“Todos Estão Falando Sobre Jamie”, é um drama musical estrelado por Max Harwood e retrata o início de carreira de Jamie New, um jovem gay prestes a se formar na escola e que decide se tornar uma drag queen. Estreante nos cinemas, Jonathan Butterell dirigiu a peça sucesso de bilheteria e vencedora de vários prêmios no Reino Unido.

Somos apresentados a dois ambientes em que se passa a história de Jamie: a casa dele e a escola. No seu lar, o ambiente exposto para o jovem é, de início, agradável. Sua relação com a mãe Margaret (Sarah Lancashire) é saudável: há apoio e companheirismo entre eles, permeada ainda pela presença de Ray (Shobna Gulati), melhor amiga de Margaret e uma boa influência para o rapaz.

Seu ambiente escolar não é dos mais complicados, mas, está longe de apresentar a harmonia de sua casa: Jamie tem apenas uma amiga mais próxima e sofre com bullying de alguns colegas em relação a sua sexualidade, mas o filme não busca aprofundar esses conflitos. Em parte por uma certa dificuldade em dar mais peso à narrativa e outra por Jamie ser um jovem bem seguro, um reflexo do afeto que encontra em sua mãe.

FUGA DO RISCO

A partir de certo momento, entretanto, essa falta de peso para as ações passam a sensação de algo forçado. Os dilemas em “Todos Estão Falando Sobre Jamie” parecem surgir já resolvidos, não por dedução lógica, mas pelo filme se portar o tempo inteiro de forma artificial.

Pode-se esperar que um filme “coming of age” parta de certa inocência para conduzir sua trama – e isso jamais seria um problema -, mas há uma grande diferença entre apresentar uma obra inocente e outra inofensiva, que se recusa a dar um mínimo passo arriscado para enfrentar as situações de dificuldade que apresenta a quem assiste.

Isso fica mais exposto pelas apresentações musicais, que buscam trazer um brilhantismo à obra. Temos aqui figurinos mais extravagantes, cores mais vibrantes e personagens que se esforçam para sair de suas zonas de conforto. Mas tudo parece artificial mais uma vez. É bem-produzido, belo, mas pouco inspirador. O que se fala, tanto nas letras quanto nos diálogos, não se vê.

ESTAR, MAS, NUNCA SER

Essa beleza, ainda que um tanto fria, poderia satisfazer se não tivéssemos certas guinadas dramáticas que acentuassem ainda mais a opacidade com que a trama é tratada: a relação de Jamie com seu pai e com sua mentora.

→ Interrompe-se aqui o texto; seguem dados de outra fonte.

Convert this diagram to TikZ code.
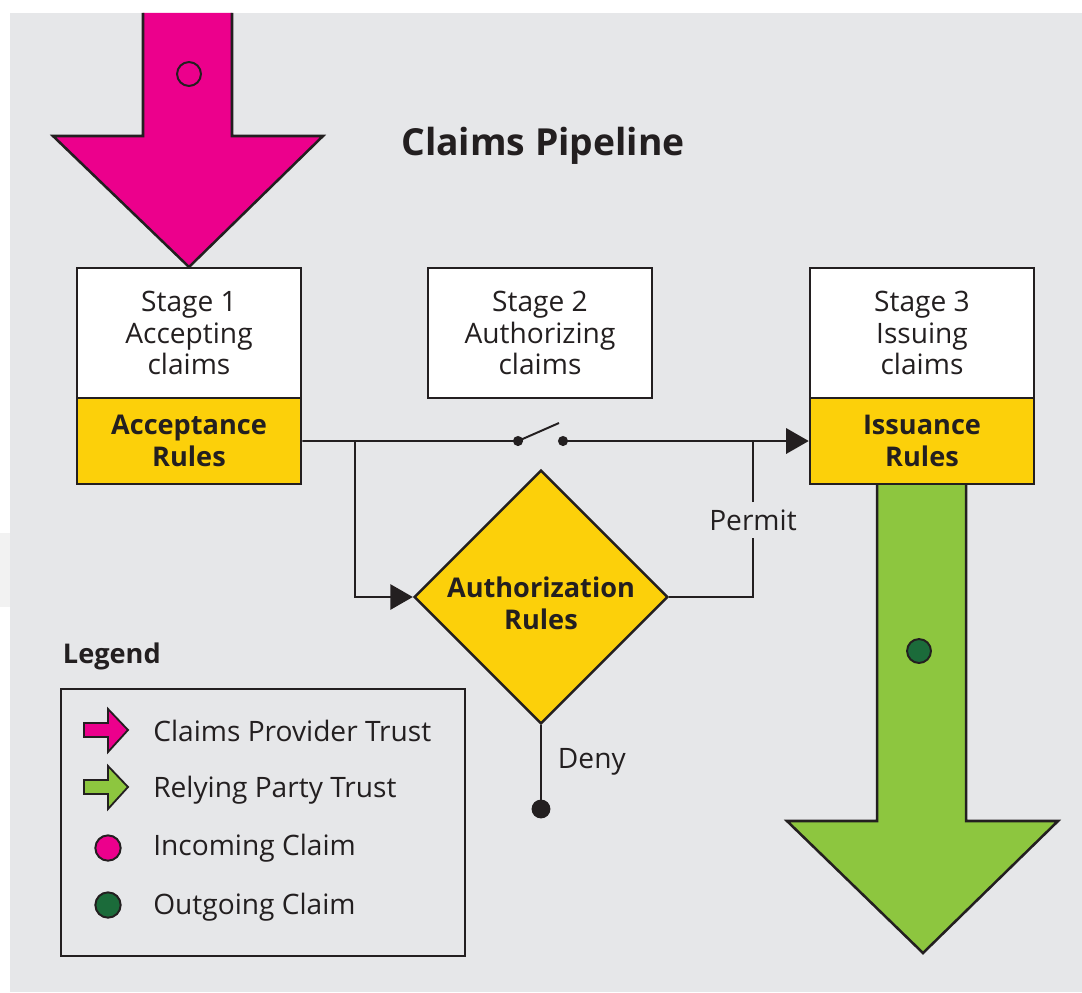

Jamie possui um pai preconceituoso que sempre sentiu antipatia por seu filho gay. Uma das músicas que mais gostei é a primeira em que o protagonista trata sobre sua decepção com seu progenitor, quando é apanhado se maquiando ainda criança. O filme apresenta uma montagem que sobrepõe o Jamie do futuro observando o seu eu criança ao ser abordado pelo pai em um momento que pode parecer estranho no início, mas, se mostra capaz de posicionar Jamie nesse lugar de tristeza por uma situação passada que ainda o incomoda no presente.

Porém, o desenrolar do conflito é sempre muito distante, rápido, como se fosse apenas uma informação a ser passada e não uma trama a ser desenvolvida, concluindo-se com a decepcionante invasão de Jamie a um campo de futebol trajando um vestido nas cores do time do pai. Admito que torci para uma apresentação musical com o protagonista, a partir da força de sua arte, invadindo aquele espaço de segurança do homem que o abandonou. Temos, porém, o velho chavão do rapaz abatido no chão.

A outra trama cujo desenrolar incomoda é de Hugo Battersby / drag queen Loco Chanelle (Richard E. Grant). Personagem que melhor encarna o que o filme tenta, Hugo/Chanelle é destemida e ambiciosa, apesar de seus traumas e desafios que enfrentou durante a vida. Justamente por isso, a história dela deixa um gosto amargo de não ser mais trabalhada dentro de “Todos Estão Falando Sobre Jamie”, afinal, teríamos algo além do espetáculo seguro e bem programado.

O próprio personagem de Jamie parece reconhecer isso em determinada cena, quando expõe a sua melhor amiga Pritti (Lauren Patel), que sente uma pressão devido a todos os desafios que Chanelle enfrentou. Jamie, então, se compromete a se superar para fazer jus a carreira que escolheu, mas, mais uma vez, o filme se mostra forte no discurso e frio visualmente.

A mentora de Jamie, em certo momento, explica para o jovem que existe uma diferença entre ser um homem com vestido e ser uma drag queen. “Todos Estão Falando Sobre Jamie” por vezes prefere a primeira opção, sem nunca proporcionar ao personagem encarar de forma satisfatória os desafios que também advém dela.